CRITICS are often snooty about amateur theatre. Kenneth Tynan described it as ‘an exhibitionist alternative to bridge’ and James Agate, in his heyday at The Sunday Times, used to say that the difference between amateur and professional actors was that the former lacked the technique to convey emotion when they felt it, whereas the latter had the skill to express it even when they didn’t.
Now, a critic, Michael Coveney, has come along with a richly entertaining and informative book, Questors, Jesters and Renegades (Methuen), that at last does justice to the massive contribution of amateur theatre to national life.

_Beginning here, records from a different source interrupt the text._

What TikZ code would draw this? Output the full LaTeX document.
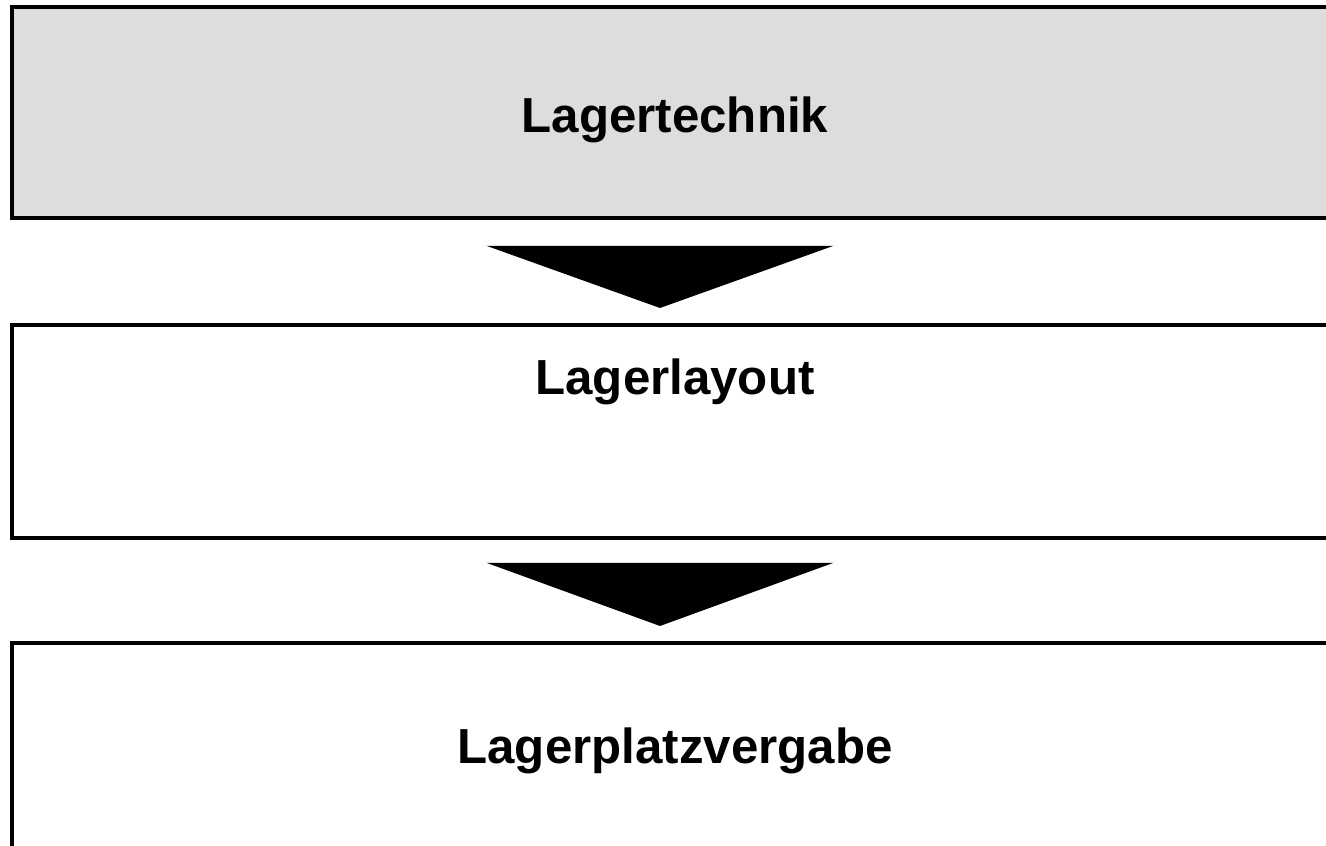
\documentclass[tikz,border=0pt]{standalone}
\usepackage{fontspec}
\setmainfont{Liberation Sans}
\usetikzlibrary{positioning,calc}

\definecolor{stepgray}{HTML}{DDDDDD}

\begin{document}
\begin{tikzpicture}[
    x=0.01cm, y=-0.01cm,
    stagebox/.style={
        draw,
        line width=1pt,
        rectangle,
        anchor=north west,
        minimum width=13.3cm,
        inner sep=0pt
    },
    title/.style={font=\fontsize{14}{16}\selectfont\bfseries, anchor=base},
    flow/.style={fill=black}
]

\useasboundingbox (0,0) rectangle (1326,846);
\clip (0,0) rectangle (1326,846);

\node[stagebox, fill=stepgray, minimum height=2.11cm] (technik) at (10,5) {};
\node[stagebox, minimum height=2.13cm] (layout) at (10,323) {};
\node[stagebox, minimum height=2.3cm] (vergabe) at (10,641) {};

\node[title] (ttechnik) at (675,133) {Lagertechnik};
\node[title] (tlayout) at (675,395) {Lagerlayout};
\node[title] (tvergabe) at (675,764) {Lagerplatzvergabe};

% arrows between the stages
\fill[flow] (487,246) -- (833,246) -- (660,308) -- cycle;
\fill[flow] (487,563) -- (833,563) -- (660,626) -- cycle;

\end{tikzpicture}
\end{document}
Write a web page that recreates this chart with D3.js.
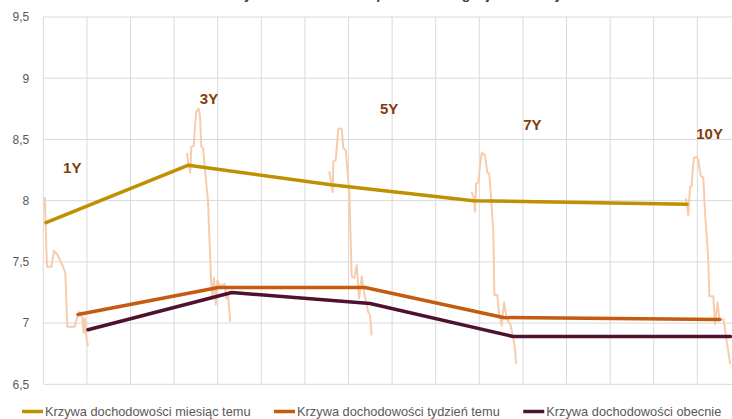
<!DOCTYPE html>
<html>
<head>
<meta charset="utf-8">
<script src="https://cdn.jsdelivr.net/npm/d3@7"></script>
<style>
  html, body { margin: 0; padding: 0; background: #fff; overflow: hidden; }
  svg { display: block; }
</style>
</head>
<body>
<svg id="chart" width="732" height="419"></svg>
<script>
// ---- data -------------------------------------------------------------
const chartTitle = "Krzywa dochodowości polskich obligacji skarbowych";
const seriesNames = [
  "Krzywa dochodowości miesiąc temu",
  "Krzywa dochodowości tydzień temu",
  "Krzywa dochodowości obecnie"
];
const yTicks = [6.5, 7, 7.5, 8, 8.5, 9, 9.5];

// tenor annotations (x in years, y in %)
const tenorLabels = ["1Y", "3Y", "5Y", "7Y", "10Y"];
const labelX = [1.24, 3.16, 5.69, 7.70, 10.13];
const labelY = [8.226, 8.789, 8.707, 8.577, 8.503];

// yield curves
const monthAgoX = [1, 3, 5, 7, 10];
const monthAgoY = [7.82, 8.29, 8.13, 8.00, 7.97];
const weekAgoX = [1.45, 3.42, 5.48, 7.42, 10.46];
const weekAgoY = [7.07, 7.29, 7.29, 7.045, 7.03];
const currentX = [1.59, 3.61, 5.55, 7.56, 10.61];
const currentY = [6.945, 7.25, 7.16, 6.89, 6.89];

// daily yield path for each tenor over the month
const trailX = [
  [0.982, 1.014, 1.074, 1.112, 1.159, 1.192, 1.239, 1.271, 1.299, 1.403, 1.439, 1.473, 1.510, 1.529, 1.543, 1.566, 1.590],
  [2.980, 2.994, 3.026, 3.040, 3.074, 3.096, 3.110, 3.144, 3.162, 3.181, 3.204, 3.275, 3.321, 3.335, 3.359, 3.383, 3.405, 3.439, 3.509, 3.532, 3.555, 3.588],
  [4.978, 5.026, 5.034, 5.068, 5.082, 5.104, 5.152, 5.174, 5.208, 5.259, 5.292, 5.329, 5.363, 5.395, 5.433, 5.479, 5.525, 5.549, 5.573],
  [6.977, 7.010, 7.024, 7.038, 7.070, 7.094, 7.118, 7.164, 7.196, 7.224, 7.258, 7.281, 7.295, 7.337, 7.361, 7.399, 7.431, 7.469, 7.515, 7.561, 7.590, 7.599],
  [9.986, 10.018, 10.042, 10.066, 10.080, 10.098, 10.136, 10.159, 10.193, 10.229, 10.253, 10.299, 10.313, 10.369, 10.393, 10.429, 10.457, 10.513, 10.561, 10.607]
];
const trailY = [
  [8.03, 7.46, 7.46, 7.59, 7.56, 7.52, 7.46, 7.41, 6.97, 6.97, 7.05, 7.09, 7.04, 6.92, 7.04, 6.89, 6.81],
  [8.39, 8.32, 8.23, 8.44, 8.45, 8.63, 8.73, 8.75, 8.685, 8.44, 8.43, 7.99, 7.30, 7.20, 7.37, 7.15, 7.35, 7.30, 7.32, 7.20, 7.23, 7.01],
  [8.24, 8.07, 8.32, 8.33, 8.43, 8.59, 8.585, 8.43, 8.41, 8.07, 7.38, 7.37, 7.475, 7.20, 7.38, 7.21, 7.09, 7.07, 6.90],
  [8.07, 8.02, 7.91, 8.14, 8.15, 8.29, 8.39, 8.37, 8.23, 8.22, 7.95, 7.73, 7.23, 7.23, 7.08, 6.98, 7.17, 7.03, 7.00, 6.88, 6.77, 6.665],
  [8.02, 7.88, 8.11, 8.12, 8.25, 8.35, 8.36, 8.33, 8.20, 8.19, 7.90, 7.52, 7.22, 7.22, 6.99, 7.17, 7.03, 7.03, 6.84, 6.665]
];

// ---- styling ----------------------------------------------------------
const curveColors = ["#BF9000", "#C55A11", "#4E1230"];
const trailColor = "#F8CBAD";
const labelColor = "#843C0C";
const gridColor = "#D9D9D9";
const textColor = "#595959";

const W = 732, H = 419;
const plotLeft = 43.3, plotTop = 17, plotBottom = 384.3, plotRight = 760;

const svg = d3.select("#chart");

// x: maturity in years; y: yield in %
const x = d3.scaleLinear().domain([1, 10]).range([46, 687]);
const y = d3.scaleLinear().domain([6.5, 9.5]).range([plotBottom, plotTop]);

// vertical grid every ~0.61 y from the left edge of the plot
const gridStart = x.invert(plotLeft);
const gridStep = 0.6122;
const xGrid = d3.range(0, 17).map(i => gridStart + i * gridStep);

const pl = d3.formatLocale({ decimal: ",", thousands: " ", grouping: [3], currency: ["", " zł"] });
const fmt = pl.format("~g");

// horizontal grid
svg.append("g")
  .selectAll("line").data(yTicks).join("line")
  .attr("x1", plotLeft).attr("x2", plotRight)
  .attr("y1", d => y(d)).attr("y2", d => y(d))
  .attr("stroke", gridColor).attr("stroke-width", 1);

// vertical grid
svg.append("g")
  .selectAll("line").data(xGrid).join("line")
  .attr("x1", d => x(d)).attr("x2", d => x(d))
  .attr("y1", plotTop).attr("y2", plotBottom)
  .attr("stroke", gridColor).attr("stroke-width", 1);

// y axis labels
const yAxis = d3.axisLeft(y).tickValues(yTicks).tickFormat(fmt).tickSize(0).tickPadding(14);
const ya = svg.append("g").attr("transform", `translate(${plotLeft},0)`).call(yAxis);
ya.select(".domain").remove();
ya.selectAll("text")
  .attr("fill", textColor)
  .style("font-family", "'Liberation Sans', Arial, sans-serif")
  .style("font-size", "12px");

// title (mostly above the top edge of the page)
svg.append("text")
  .attr("x", 400).attr("y", -1)
  .attr("text-anchor", "middle")
  .attr("fill", "#404040")
  .style("font-family", "'Liberation Sans', Arial, sans-serif")
  .style("font-size", "14px").style("font-weight", "bold")
  .text(chartTitle);

svg.append("clipPath").attr("id", "plotclip")
  .append("rect").attr("x", plotLeft).attr("y", plotTop - 5)
  .attr("width", plotRight - plotLeft).attr("height", plotBottom - plotTop + 10);

const plot = svg.append("g").attr("clip-path", "url(#plotclip)");
const line = d3.line().x(d => x(d[0])).y(d => y(d[1]));

// daily paths
trailX.forEach((xs, i) => {
  plot.append("path")
    .datum(xs.map((v, j) => [v, trailY[i][j]]))
    .attr("d", line)
    .attr("fill", "none")
    .attr("stroke", trailColor)
    .attr("stroke-width", 2)
    .attr("stroke-linejoin", "round");
});

// yield curves
const curves = [
  [monthAgoX, monthAgoY],
  [weekAgoX, weekAgoY],
  [currentX, currentY]
];
curves.forEach(([xs, ys], i) => {
  plot.append("path")
    .datum(xs.map((v, j) => [v, ys[j]]))
    .attr("d", line)
    .attr("fill", "none")
    .attr("stroke", curveColors[i])
    .attr("stroke-width", 3.5)
    .attr("stroke-linejoin", "round")
    .attr("stroke-linecap", "round");
});

// tenor labels
svg.append("g")
  .selectAll("text").data(tenorLabels).join("text")
  .attr("x", (d, i) => x(labelX[i]))
  .attr("y", (d, i) => y(labelY[i]))
  .attr("fill", labelColor)
  .style("font-family", "'Liberation Sans', Arial, sans-serif")
  .style("font-size", "15px").style("font-weight", "bold")
  .text(d => d);

// legend
const legend = svg.append("g");
let lx = 22;
const ly = 411.5;
seriesNames.forEach((name, i) => {
  const g = legend.append("g");
  g.append("line")
    .attr("x1", lx).attr("x2", lx + 21)
    .attr("y1", ly).attr("y2", ly)
    .attr("stroke", curveColors[i]).attr("stroke-width", 3.5);
  const t = g.append("text")
    .attr("x", lx + 23).attr("y", ly + 4.3)
    .attr("fill", textColor)
    .style("font-family", "'Liberation Sans', Arial, sans-serif")
    .style("font-size", "12.8px")
    .text(name);
  lx += 23 + t.node().getComputedTextLength() + 23.5;
});
</script>
</body>
</html>
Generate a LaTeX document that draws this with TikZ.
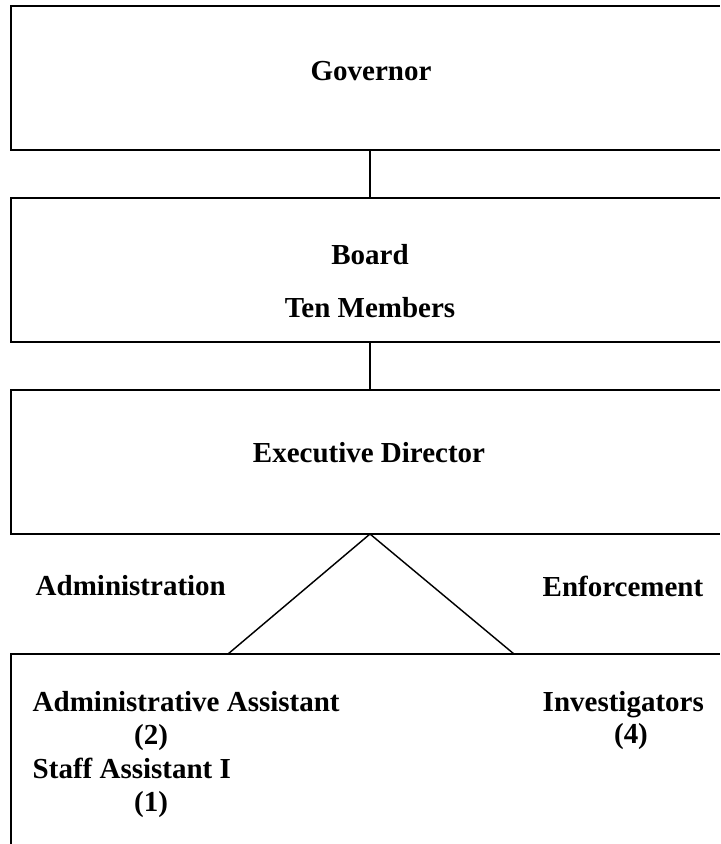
\documentclass[tikz,border=0pt]{standalone}
\usepackage{fontspec}
\setmainfont{Liberation Serif}
\usetikzlibrary{calc}

\def\pxu{0.4138pt}

\tikzset{
    orgbox/.style={rectangle, draw=black, line width=0.6pt, inner sep=0pt, outer sep=0pt,
        minimum width=718*\pxu},
    label/.style={font=\fontsize{12pt}{14pt}\selectfont\bfseries, inner sep=0pt}
}

\begin{document}
\begin{tikzpicture}[x=\pxu, y=-\pxu, line width=0.6pt]

        \useasboundingbox (0,0) rectangle (720,844);
        \clip (0,0) rectangle (720,844);

        %% Boxes
        \node (governor) [orgbox, minimum height=144*\pxu] at (370,78) {};
        \node (board) [orgbox, minimum height=144*\pxu] at (370,270) {};
        \node (exec) [orgbox, minimum height=144*\pxu] at (370,462) {};
        \node (staff) [orgbox, minimum height=246*\pxu] at (370,777) {};

        %% Box texts
        \node (govtext) [label, anchor=base] at (371,80) {Governor};
        \node (boardtext) [label, anchor=base] at (370,264) {Board};
        \node (membertext) [label, anchor=base] at (370,317) {Ten Members};
        \node (exectext) [label, anchor=base] at (369,462) {Executive Director};

        %% Divisions
        \node (admin) [label, anchor=base west] at (35,595) {Administration};
        \node (enforce) [label, anchor=base west] at (542,596) {Enforcement};

        %% Staff
        \node (adminasst) [label, anchor=base west] at (32,711) {Administrative Assistant};
        \node (adminnum) [label, anchor=base] at (151,744) {(2)};
        \node (staffasst) [label, anchor=base west] at (32,778) {Staff Assistant I};
        \node (staffnum) [label, anchor=base] at (151,811) {(1)};
        \node (invest) [label, anchor=base west] at (542,711) {Investigators};
        \node (investnum) [label, anchor=base] at (631,743) {(4)};

        %% Lines
        \draw (governor) -- (board);
        \draw (board) -- (exec);
        \coordinate (adminfoot) at (228,654);
        \coordinate (enforcefoot) at (514,654);
        \draw (adminfoot) -- (exec.south) -- (enforcefoot);

\end{tikzpicture}
\end{document}
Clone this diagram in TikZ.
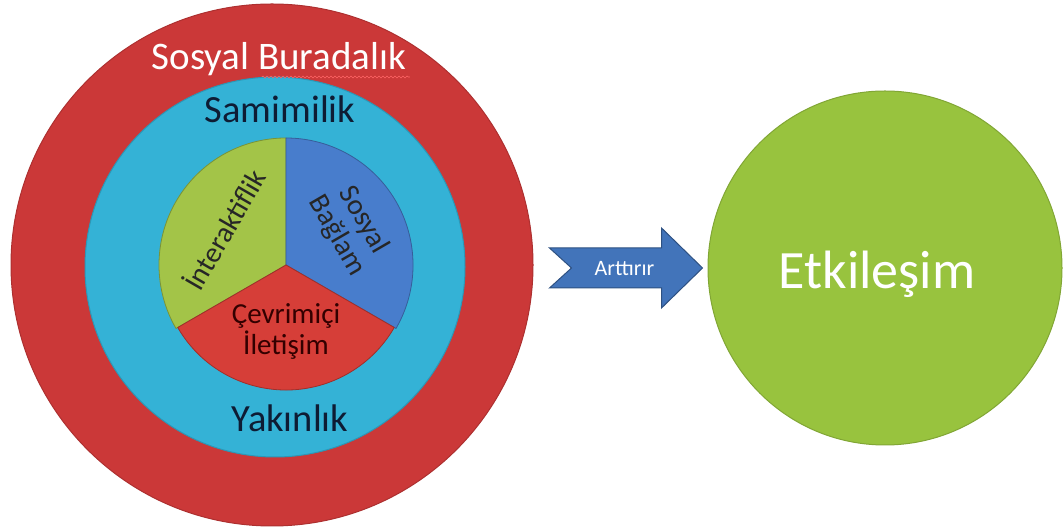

One of Mr Coveney’s sharpest points is that almost all the best actors started as amateurs. Dame Judi Dench made her debut in the 1951 staging of the York Mystery Cycle, starting with a small role and graduating, in later years, to the Virgin Mary; in 1952, Sir Ian McKellen played a page in a Bolton Little Theatre production of Emlyn Williams’s Spring 1600, a forerunner of the film Shakespeare in Love; Sir Michael Gambon was a Vickers apprentice engineer who first trod the boards at the Geoffrey Whitworth Theatre in Crayford and at the Unity Theatre in London, where he was Buck Mulligan in Joyce’s Bloomsday; Sir Kenneth Branagh, patron of the Little Theatre Guild, was a 16 year old when he joined The Progress Theatre in Reading and, as he records in the book, went on to make a total hash of his job as a stage manager.